Play: the Most Serious Aspect of all our Activities?
Game playing and playfulness to deliver personal change and also enable creativity and problem solving has been on my mind the last couple of days.
Some conclusions? More a general shift in my feelings, and a shift to even greater certainty about something I believed at the start of the week.
Mainly, that we are both a hell of a lot more and less sophisticated than we make ourselves our to be. I think we consciously weight and interpret the less impactful but more seemingly sophisticated: our ‘intellect’ and equation-solving/ focused style of creativity. At the same time, I think we allow some of the most powerful (and sophisticated) tools to run along in the back ground – in most cases unnoticed. Here I think about the game play I have been examining over the last couple of days.
This game play or playfulness appears to have many facets. One of the things that has most impressed me is the view of play as enabling the modelling of multiple perspectives and scenarios. I think I have merely scraped away the icing sugar on the tip of the iceberg: particularly when you consider some of the diverse resources and investment of time and thought taking place. Whether our dreaming and relaxed mental playfulness allows this unconsciously will be an interesting route to investigate in the future.
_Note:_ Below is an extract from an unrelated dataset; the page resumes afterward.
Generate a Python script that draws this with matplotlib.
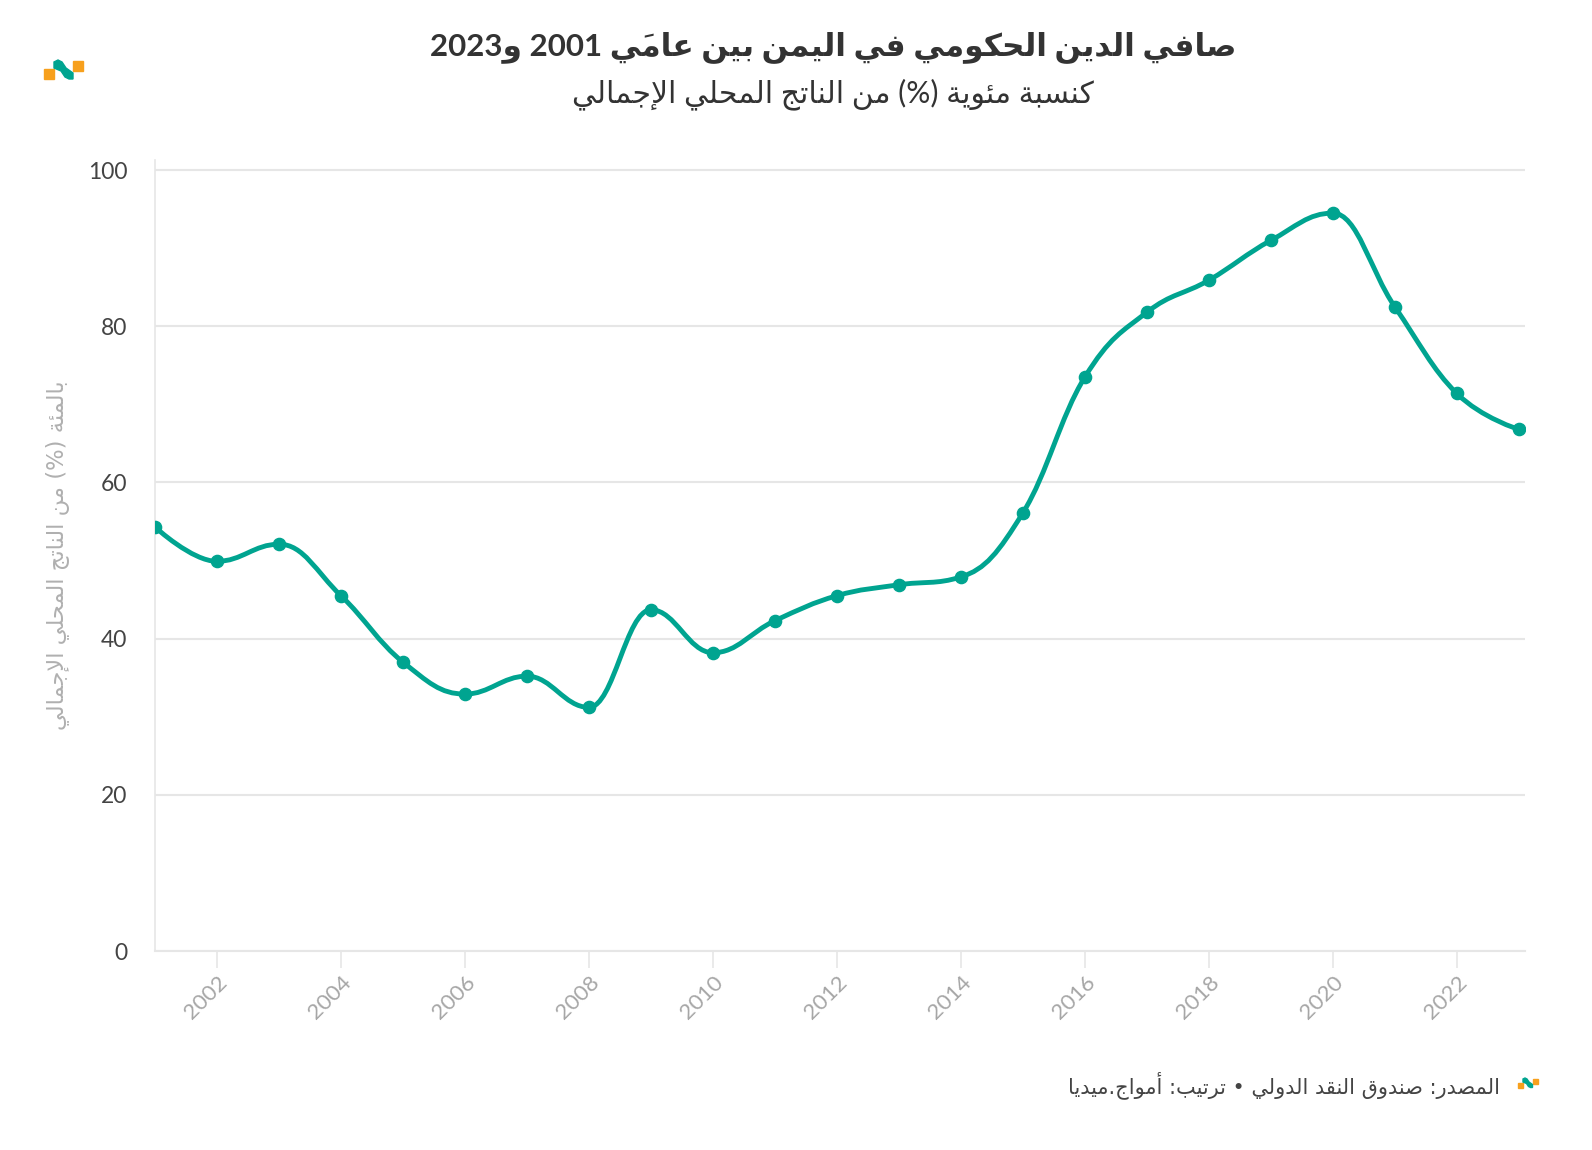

Observations on play in children: the excessive emphasis of action and gesture in role playing, the suspension of dominance relationships are all early ways of learning at the time. But also, what of the skills it develops in us for adulthood in ‘what-if’ modelling and creativity.
I think that the common component across play delivering personal change and enabling creativity and problem solving is at the level of this ‘what-if’ modelling. It enables us to try things out in the safe environment of our minds. Actual mental game play and just a natural relaxed ‘playful’ state of mind are not too far away from each other on a spectrum when considered from this perspective. Equally, I think that adopting a playful state to personal change scenarios enables the activity being undertaken to deliver the change on a repeated basis to go lower under the conscious ‘radar’. We build less mental conscious resistance to change when the activity supporting the change is tagged ‘game’.
Desmond Morris in his book People Watching, highlights six play rules which apply to all types of play. The first two have bearing on these posts. First is ‘They investigate the unfamiliar until they become familiar’: curiosity dominates and the urge to investigate the new and the novel drives the participants on. The second is that ‘They impose rythmic repetition on the familiar… having explored the novel objects, the players begin to impose a structure on their activities. Rules are invented… and out of the exploratory chaos grows a systematic pattern of action’
I will conclude this topic for now using an abridged version of Desmond Morris’ concluding paragraph to his chapter on Play Patterns:
‘Human play… (has) to do with general ‘knowing’. In our species, more than any other, it is vital to be a ‘knowing’, experienced child, if adult success is to follow. There is an old saying that children do not play because they are young, but rather that they are young so that they may play. This sums up neatly the enormous importance of play behaviour for the human animal. We often contrast ‘play’ behaviour with ‘serious’ behaviour, but perhaps the truth is that we would be better off treating play as the most serious aspect of all our activities.’